Giorgi Ovashvili (გიორგი ოვაშვილი; George) is a Georgian film director and screenwriter, known for his 2014 film Corn Island.

==Early life and education==
Giorgi Ovashvili is a graduate of the film department of the Georgian State University of Cinema and Theatre (1996) and the filmmaking department of the New York Film Academy at Universal Studios in Hollywood (2006).

==Career==
Ovashvili made his debut as director with two short films, "Wagonnet" (1997) and "Eye Level" (2005).

His first feature film, The Other Bank, premiered at the Berlin Film Festival's Generation section in 2009 and won over 50 international prizes, and was nominated at European Film Awards in the category "European Discovery".

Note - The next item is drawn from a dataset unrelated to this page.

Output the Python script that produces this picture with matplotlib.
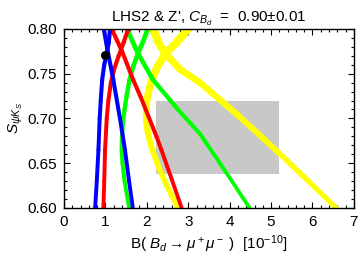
import matplotlib
matplotlib.use("Agg")
import matplotlib.pyplot as plt
from matplotlib.collections import LineCollection
from matplotlib.patches import Rectangle
import numpy as np

plt.rcParams['font.family'] = ['Liberation Sans', 'DejaVu Sans']
plt.rcParams['mathtext.fontset'] = 'custom'
plt.rcParams['mathtext.it'] = 'Liberation Sans:italic'
plt.rcParams['mathtext.rm'] = 'Liberation Sans'

# branches of each band: (B, S) pairs
blue_r_S = [0.80, 0.776, 0.743, 0.70, 0.665, 0.63, 0.60]
blue_r_B = [0.96, 1.05, 1.19, 1.35, 1.47, 1.57, 1.66]
blue_l_S = [0.80, 0.785, 0.772, 0.76, 0.743, 0.72, 0.70, 0.665, 0.63, 0.60]
blue_l_B = [1.11, 1.08, 1.03, 0.97, 0.92, 0.885, 0.86, 0.83, 0.79, 0.75]

red_r_S = [0.80, 0.775, 0.743, 0.724, 0.68, 0.665, 0.632, 0.60]
red_r_B = [1.15, 1.40, 1.67, 1.85, 2.23, 2.35, 2.60, 2.84]
red_l_S = [0.80, 0.785, 0.77, 0.755, 0.74, 0.72, 0.70, 0.665, 0.63, 0.60]
red_l_B = [1.55, 1.44, 1.32, 1.21, 1.13, 1.07, 1.03, 0.99, 0.97, 0.95]

green_r_S = [0.80, 0.773, 0.743, 0.71, 0.683, 0.642, 0.60]
green_r_B = [1.52, 1.78, 2.15, 2.75, 3.28, 3.88, 4.48]
green_l_S = [0.80, 0.785, 0.773, 0.758, 0.743, 0.725, 0.71, 0.695, 0.68, 0.665, 0.65, 0.63, 0.60]
green_l_B = [2.02, 1.90, 1.79, 1.67, 1.58, 1.51, 1.46, 1.42, 1.40, 1.39, 1.41, 1.46, 1.57]

yellow_r_S = [0.80, 0.785, 0.773, 0.755, 0.74, 0.702, 0.661, 0.63, 0.60]
yellow_r_B = [2.15, 2.28, 2.43, 2.80, 3.28, 4.24, 5.20, 5.90, 6.57]
yellow_l_S = [0.80, 0.785, 0.773, 0.76, 0.748, 0.735, 0.725, 0.715, 0.705, 0.695,
              0.685, 0.675, 0.665, 0.645, 0.625, 0.60]
yellow_l_B = [3.00, 2.72, 2.46, 2.28, 2.16, 2.07, 2.02, 1.99, 1.98, 1.99,
              2.02, 2.07, 2.13, 2.29, 2.48, 2.75]

# experimental box and SM point
exp_B = [2.23, 5.20]
exp_S = [0.638, 0.720]
sm_B = 0.99
sm_S = 0.771


def band(ax, B, S, w_top, w_bot, color):
    pts = np.column_stack([B, S])
    segs = np.stack([pts[:-1], pts[1:]], axis=1)
    widths = np.linspace(w_top, w_bot, len(segs))
    lc = LineCollection(segs, colors=color, linewidths=widths,
                        capstyle='round', joinstyle='round')
    ax.add_collection(lc)


fig = plt.figure(figsize=(3.6, 2.58), dpi=100)
ax = fig.add_axes([0.178, 0.194, 0.805, 0.694])

ax.add_patch(Rectangle((exp_B[0], exp_S[0]), exp_B[1] - exp_B[0],
                       exp_S[1] - exp_S[0], color='#c8c8c8', lw=0))

band(ax, yellow_r_B, yellow_r_S, 5.8, 3.6, '#ffff00')
band(ax, yellow_l_B, yellow_l_S, 5.8, 3.8, '#ffff00')
band(ax, green_r_B, green_r_S, 3.4, 2.7, '#00ff00')
band(ax, green_l_B, green_l_S, 3.4, 2.8, '#00ff00')
band(ax, red_r_B, red_r_S, 3.0, 2.8, '#ff0000')
band(ax, red_l_B, red_l_S, 3.0, 2.8, '#ff0000')
band(ax, blue_r_B, blue_r_S, 3.0, 2.8, '#0000ff')
band(ax, blue_l_B, blue_l_S, 3.0, 2.8, '#0000ff')

ax.plot([sm_B], [sm_S], 'o', color='black', ms=5.5, zorder=5)

ax.set_xlim(0, 7)
ax.set_ylim(0.60, 0.80)
ax.set_xticks(range(8))
ax.set_xticks(np.arange(0, 7.01, 0.2), minor=True)
ax.set_yticks([0.60, 0.65, 0.70, 0.75, 0.80])
ax.set_yticks(np.arange(0.60, 0.8001, 0.01), minor=True)
ax.set_yticklabels(['0.60', '0.65', '0.70', '0.75', '0.80'])
ax.tick_params(which='both', direction='in', top=True, right=True,
               labelsize=11, width=0.8, pad=5)
ax.tick_params(which='major', length=4)
ax.tick_params(which='minor', length=2.2)
for sp in ax.spines.values():
    sp.set_linewidth(1.0)

ax.set_title(r"LHS2 & Z', $C_{B_d}$  =  0.90$\pm$0.01", fontsize=11, pad=5)
ax.set_xlabel(r"B( $B_d \rightarrow \mu^+\mu^-$ )  [$10^{-10}$]", fontsize=11, labelpad=3)
ax.set_ylabel(r"$S_{\psi K_S}$", fontsize=11, labelpad=2)

fig.savefig("out.png", dpi=100)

His second feature, Corn Island, won the Crystal Globe at Karlovy Vary International Film Festival as well as the Grand Prix "Golden Vine" award at Kinoshock in 2014, and in 2015 took a top prize at the Trieste Film Festival and was shortlisted for the Academy's best foreign-language film in 2015.

Khibula (2017) was dedicated to the recent history of Georgia. The film was premiered in the main competition of Karlovy Vary IFF in 2017.

As of 2022 Ovashvili is working on The Moon is a Father of Mine.

==Production company==
After having produced his own works, Ovashvili established his own film production company in 2016, Wagonnet Films, in Tbilisi.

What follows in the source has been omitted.